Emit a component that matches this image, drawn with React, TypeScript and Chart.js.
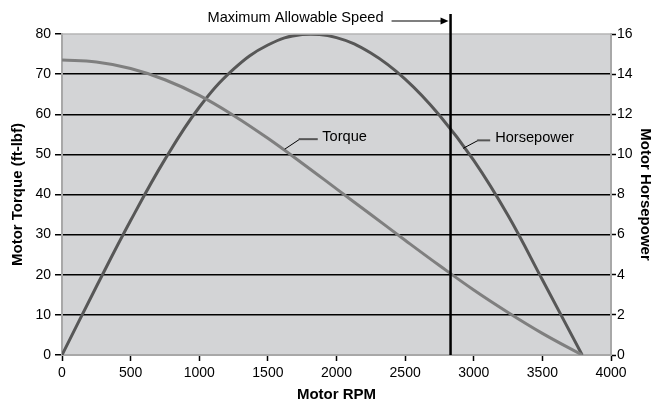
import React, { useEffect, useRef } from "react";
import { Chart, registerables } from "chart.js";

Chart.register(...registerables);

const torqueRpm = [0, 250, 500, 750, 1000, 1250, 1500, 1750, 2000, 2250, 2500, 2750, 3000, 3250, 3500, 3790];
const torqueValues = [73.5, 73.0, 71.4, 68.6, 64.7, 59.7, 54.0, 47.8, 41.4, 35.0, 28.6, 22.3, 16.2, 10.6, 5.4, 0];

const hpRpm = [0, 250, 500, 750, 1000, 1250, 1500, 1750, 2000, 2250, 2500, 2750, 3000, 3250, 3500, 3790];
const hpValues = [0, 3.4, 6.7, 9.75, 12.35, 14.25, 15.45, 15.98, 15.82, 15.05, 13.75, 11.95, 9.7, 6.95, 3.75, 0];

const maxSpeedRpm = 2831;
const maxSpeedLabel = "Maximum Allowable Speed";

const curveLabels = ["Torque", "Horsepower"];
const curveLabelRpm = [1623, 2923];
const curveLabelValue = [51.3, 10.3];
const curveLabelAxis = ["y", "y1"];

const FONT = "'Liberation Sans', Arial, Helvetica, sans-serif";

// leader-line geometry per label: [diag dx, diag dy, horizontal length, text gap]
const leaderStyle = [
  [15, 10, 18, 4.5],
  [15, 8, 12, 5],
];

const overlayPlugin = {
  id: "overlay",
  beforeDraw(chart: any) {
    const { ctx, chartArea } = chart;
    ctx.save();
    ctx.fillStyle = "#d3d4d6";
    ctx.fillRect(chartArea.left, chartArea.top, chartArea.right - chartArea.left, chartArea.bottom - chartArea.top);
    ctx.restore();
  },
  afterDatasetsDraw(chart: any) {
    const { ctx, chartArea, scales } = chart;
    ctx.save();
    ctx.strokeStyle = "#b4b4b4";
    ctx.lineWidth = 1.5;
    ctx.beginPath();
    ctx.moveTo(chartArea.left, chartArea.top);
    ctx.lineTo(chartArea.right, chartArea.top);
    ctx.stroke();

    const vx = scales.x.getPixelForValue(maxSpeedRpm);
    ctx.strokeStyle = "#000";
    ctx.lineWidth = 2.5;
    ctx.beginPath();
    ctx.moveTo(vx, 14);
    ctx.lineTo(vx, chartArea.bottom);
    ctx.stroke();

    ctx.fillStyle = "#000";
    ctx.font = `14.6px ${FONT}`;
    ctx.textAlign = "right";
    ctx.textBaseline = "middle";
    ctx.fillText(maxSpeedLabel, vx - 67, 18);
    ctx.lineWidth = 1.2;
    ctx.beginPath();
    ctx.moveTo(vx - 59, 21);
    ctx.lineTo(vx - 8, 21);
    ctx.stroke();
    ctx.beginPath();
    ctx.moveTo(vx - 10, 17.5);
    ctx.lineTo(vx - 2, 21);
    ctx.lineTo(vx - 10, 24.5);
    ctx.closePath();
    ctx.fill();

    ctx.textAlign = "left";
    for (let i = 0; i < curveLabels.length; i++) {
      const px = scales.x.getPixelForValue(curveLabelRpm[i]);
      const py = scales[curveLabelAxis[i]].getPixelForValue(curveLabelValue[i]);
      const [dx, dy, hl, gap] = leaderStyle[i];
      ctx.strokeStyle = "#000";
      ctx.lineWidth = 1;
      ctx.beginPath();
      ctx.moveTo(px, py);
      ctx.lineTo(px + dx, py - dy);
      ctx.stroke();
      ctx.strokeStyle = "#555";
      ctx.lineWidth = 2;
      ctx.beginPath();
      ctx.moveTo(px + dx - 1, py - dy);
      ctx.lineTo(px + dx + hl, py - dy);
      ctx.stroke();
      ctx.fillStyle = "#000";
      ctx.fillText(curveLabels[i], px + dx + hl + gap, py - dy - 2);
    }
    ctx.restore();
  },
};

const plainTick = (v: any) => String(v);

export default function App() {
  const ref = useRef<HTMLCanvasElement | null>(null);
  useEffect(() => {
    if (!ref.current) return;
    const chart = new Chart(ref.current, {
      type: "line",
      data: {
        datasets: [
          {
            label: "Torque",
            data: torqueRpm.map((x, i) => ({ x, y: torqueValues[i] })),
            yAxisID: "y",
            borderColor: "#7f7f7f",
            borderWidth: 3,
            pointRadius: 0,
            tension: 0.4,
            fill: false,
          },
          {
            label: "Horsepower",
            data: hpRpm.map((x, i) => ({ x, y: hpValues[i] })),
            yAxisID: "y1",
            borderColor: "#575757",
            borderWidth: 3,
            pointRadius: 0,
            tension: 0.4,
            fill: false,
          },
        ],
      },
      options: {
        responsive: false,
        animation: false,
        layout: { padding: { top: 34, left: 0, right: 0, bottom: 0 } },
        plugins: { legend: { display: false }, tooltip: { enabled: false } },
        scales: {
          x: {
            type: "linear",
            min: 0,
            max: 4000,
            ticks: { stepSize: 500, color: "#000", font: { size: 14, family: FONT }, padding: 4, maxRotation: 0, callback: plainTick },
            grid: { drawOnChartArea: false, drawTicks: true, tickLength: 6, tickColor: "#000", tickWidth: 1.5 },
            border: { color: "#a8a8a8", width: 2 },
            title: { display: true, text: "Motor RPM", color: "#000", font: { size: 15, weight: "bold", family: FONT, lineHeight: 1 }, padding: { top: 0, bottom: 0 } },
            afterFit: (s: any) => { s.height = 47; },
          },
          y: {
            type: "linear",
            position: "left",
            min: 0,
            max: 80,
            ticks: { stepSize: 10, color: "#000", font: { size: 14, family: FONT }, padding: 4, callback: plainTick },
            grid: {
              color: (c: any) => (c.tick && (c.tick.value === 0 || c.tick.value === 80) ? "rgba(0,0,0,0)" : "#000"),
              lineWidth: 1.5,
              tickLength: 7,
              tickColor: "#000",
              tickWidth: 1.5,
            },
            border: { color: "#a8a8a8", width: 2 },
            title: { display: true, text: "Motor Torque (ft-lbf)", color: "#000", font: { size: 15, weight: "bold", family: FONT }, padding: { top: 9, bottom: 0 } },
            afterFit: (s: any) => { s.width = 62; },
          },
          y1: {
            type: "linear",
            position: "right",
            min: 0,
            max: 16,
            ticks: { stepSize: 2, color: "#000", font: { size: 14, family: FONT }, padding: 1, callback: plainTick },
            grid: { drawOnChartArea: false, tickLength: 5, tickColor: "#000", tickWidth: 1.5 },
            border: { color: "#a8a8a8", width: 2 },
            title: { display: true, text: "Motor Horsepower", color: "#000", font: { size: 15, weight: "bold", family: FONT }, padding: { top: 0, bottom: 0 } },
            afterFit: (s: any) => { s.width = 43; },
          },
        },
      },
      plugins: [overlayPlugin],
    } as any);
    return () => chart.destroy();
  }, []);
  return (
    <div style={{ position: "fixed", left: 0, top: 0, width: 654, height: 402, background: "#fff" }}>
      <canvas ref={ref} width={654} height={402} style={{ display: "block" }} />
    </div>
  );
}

◆ **What needs to be done**: All of the material above needs to be restated exactly, with no pictures.

◆ **Task response**:
Emit a component that matches this image, drawn with React, TypeScript and Chart.js.
import React, { useEffect, useRef } from "react";
import { Chart, registerables } from "chart.js";

Chart.register(...registerables);

const torqueRpm = [0, 250, 500, 750, 1000, 1250, 1500, 1750, 2000, 2250, 2500, 2750, 3000, 3250, 3500, 3790];
const torqueValues = [73.5, 73.0, 71.4, 68.6, 64.7, 59.7, 54.0, 47.8, 41.4, 35.0, 28.6, 22.3, 16.2, 10.6, 5.4, 0];

const hpRpm = [0, 250, 500, 750, 1000, 1250, 1500, 1750, 2000, 2250, 2500, 2750, 3000, 3250, 3500, 3790];
const hpValues = [0, 3.4, 6.7, 9.75, 12.35, 14.25, 15.45, 15.98, 15.82, 15.05, 13.75, 11.95, 9.7, 6.95, 3.75, 0];

const maxSpeedRpm = 2831;
const maxSpeedLabel = "Maximum Allowable Speed";

const curveLabels = ["Torque", "Horsepower"];
const curveLabelRpm = [1623, 2923];
const curveLabelValue = [51.3, 10.3];
const curveLabelAxis = ["y", "y1"];

const FONT = "'Liberation Sans', Arial, Helvetica, sans-serif";

// leader-line geometry per label: [diag dx, diag dy, horizontal length, text gap]
const leaderStyle = [
  [15, 10, 18, 4.5],
  [15, 8, 12, 5],
];

const overlayPlugin = {
  id: "overlay",
  beforeDraw(chart: any) {
    const { ctx, chartArea } = chart;
    ctx.save();
    ctx.fillStyle = "#d3d4d6";
    ctx.fillRect(chartArea.left, chartArea.top, chartArea.right - chartArea.left, chartArea.bottom - chartArea.top);
    ctx.restore();
  },
  afterDatasetsDraw(chart: any) {
    const { ctx, chartArea, scales } = chart;
    ctx.save();
    ctx.strokeStyle = "#b4b4b4";
    ctx.lineWidth = 1.5;
    ctx.beginPath();
    ctx.moveTo(chartArea.left, chartArea.top);
    ctx.lineTo(chartArea.right, chartArea.top);
    ctx.stroke();

    const vx = scales.x.getPixelForValue(maxSpeedRpm);
    ctx.strokeStyle = "#000";
    ctx.lineWidth = 2.5;
    ctx.beginPath();
    ctx.moveTo(vx, 14);
    ctx.lineTo(vx, chartArea.bottom);
    ctx.stroke();

    ctx.fillStyle = "#000";
    ctx.font = `14.6px ${FONT}`;
    ctx.textAlign = "right";
    ctx.textBaseline = "middle";
    ctx.fillText(maxSpeedLabel, vx - 67, 18);
    ctx.lineWidth = 1.2;
    ctx.beginPath();
    ctx.moveTo(vx - 59, 21);
    ctx.lineTo(vx - 8, 21);
    ctx.stroke();
    ctx.beginPath();
    ctx.moveTo(vx - 10, 17.5);
    ctx.lineTo(vx - 2, 21);
    ctx.lineTo(vx - 10, 24.5);
    ctx.closePath();
    ctx.fill();

    ctx.textAlign = "left";
    for (let i = 0; i < curveLabels.length; i++) {
      const px = scales.x.getPixelForValue(curveLabelRpm[i]);
      const py = scales[curveLabelAxis[i]].getPixelForValue(curveLabelValue[i]);
      const [dx, dy, hl, gap] = leaderStyle[i];
      ctx.strokeStyle = "#000";
      ctx.lineWidth = 1;
      ctx.beginPath();
      ctx.moveTo(px, py);
      ctx.lineTo(px + dx, py - dy);
      ctx.stroke();
      ctx.strokeStyle = "#555";
      ctx.lineWidth = 2;
      ctx.beginPath();
      ctx.moveTo(px + dx - 1, py - dy);
      ctx.lineTo(px + dx + hl, py - dy);
      ctx.stroke();
      ctx.fillStyle = "#000";
      ctx.fillText(curveLabels[i], px + dx + hl + gap, py - dy - 2);
    }
    ctx.restore();
  },
};

const plainTick = (v: any) => String(v);

export default function App() {
  const ref = useRef<HTMLCanvasElement | null>(null);
  useEffect(() => {
    if (!ref.current) return;
    const chart = new Chart(ref.current, {
      type: "line",
      data: {
        datasets: [
          {
            label: "Torque",
            data: torqueRpm.map((x, i) => ({ x, y: torqueValues[i] })),
            yAxisID: "y",
            borderColor: "#7f7f7f",
            borderWidth: 3,
            pointRadius: 0,
            tension: 0.4,
            fill: false,
          },
          {
            label: "Horsepower",
            data: hpRpm.map((x, i) => ({ x, y: hpValues[i] })),
            yAxisID: "y1",
            borderColor: "#575757",
            borderWidth: 3,
            pointRadius: 0,
            tension: 0.4,
            fill: false,
          },
        ],
      },
      options: {
        responsive: false,
        animation: false,
        layout: { padding: { top: 34, left: 0, right: 0, bottom: 0 } },
        plugins: { legend: { display: false }, tooltip: { enabled: false } },
        scales: {
          x: {
            type: "linear",
            min: 0,
            max: 4000,
            ticks: { stepSize: 500, color: "#000", font: { size: 14, family: FONT }, padding: 4, maxRotation: 0, callback: plainTick },
            grid: { drawOnChartArea: false, drawTicks: true, tickLength: 6, tickColor: "#000", tickWidth: 1.5 },
            border: { color: "#a8a8a8", width: 2 },
            title: { display: true, text: "Motor RPM", color: "#000", font: { size: 15, weight: "bold", family: FONT, lineHeight: 1 }, padding: { top: 0, bottom: 0 } },
            afterFit: (s: any) => { s.height = 47; },
          },
          y: {
            type: "linear",
            position: "left",
            min: 0,
            max: 80,
            ticks: { stepSize: 10, color: "#000", font: { size: 14, family: FONT }, padding: 4, callback: plainTick },
            grid: {
              color: (c: any) => (c.tick && (c.tick.value === 0 || c.tick.value === 80) ? "rgba(0,0,0,0)" : "#000"),
              lineWidth: 1.5,
              tickLength: 7,
              tickColor: "#000",
              tickWidth: 1.5,
            },
            border: { color: "#a8a8a8", width: 2 },
            title: { display: true, text: "Motor Torque (ft-lbf)", color: "#000", font: { size: 15, weight: "bold", family: FONT }, padding: { top: 9, bottom: 0 } },
            afterFit: (s: any) => { s.width = 62; },
          },
          y1: {
            type: "linear",
            position: "right",
            min: 0,
            max: 16,
            ticks: { stepSize: 2, color: "#000", font: { size: 14, family: FONT }, padding: 1, callback: plainTick },
            grid: { drawOnChartArea: false, tickLength: 5, tickColor: "#000", tickWidth: 1.5 },
            border: { color: "#a8a8a8", width: 2 },
            title: { display: true, text: "Motor Horsepower", color: "#000", font: { size: 15, weight: "bold", family: FONT }, padding: { top: 0, bottom: 0 } },
            afterFit: (s: any) => { s.width = 43; },
          },
        },
      },
      plugins: [overlayPlugin],
    } as any);
    return () => chart.destroy();
  }, []);
  return (
    <div style={{ position: "fixed", left: 0, top: 0, width: 654, height: 402, background: "#fff" }}>
      <canvas ref={ref} width={654} height={402} style={{ display: "block" }} />
    </div>
  );
}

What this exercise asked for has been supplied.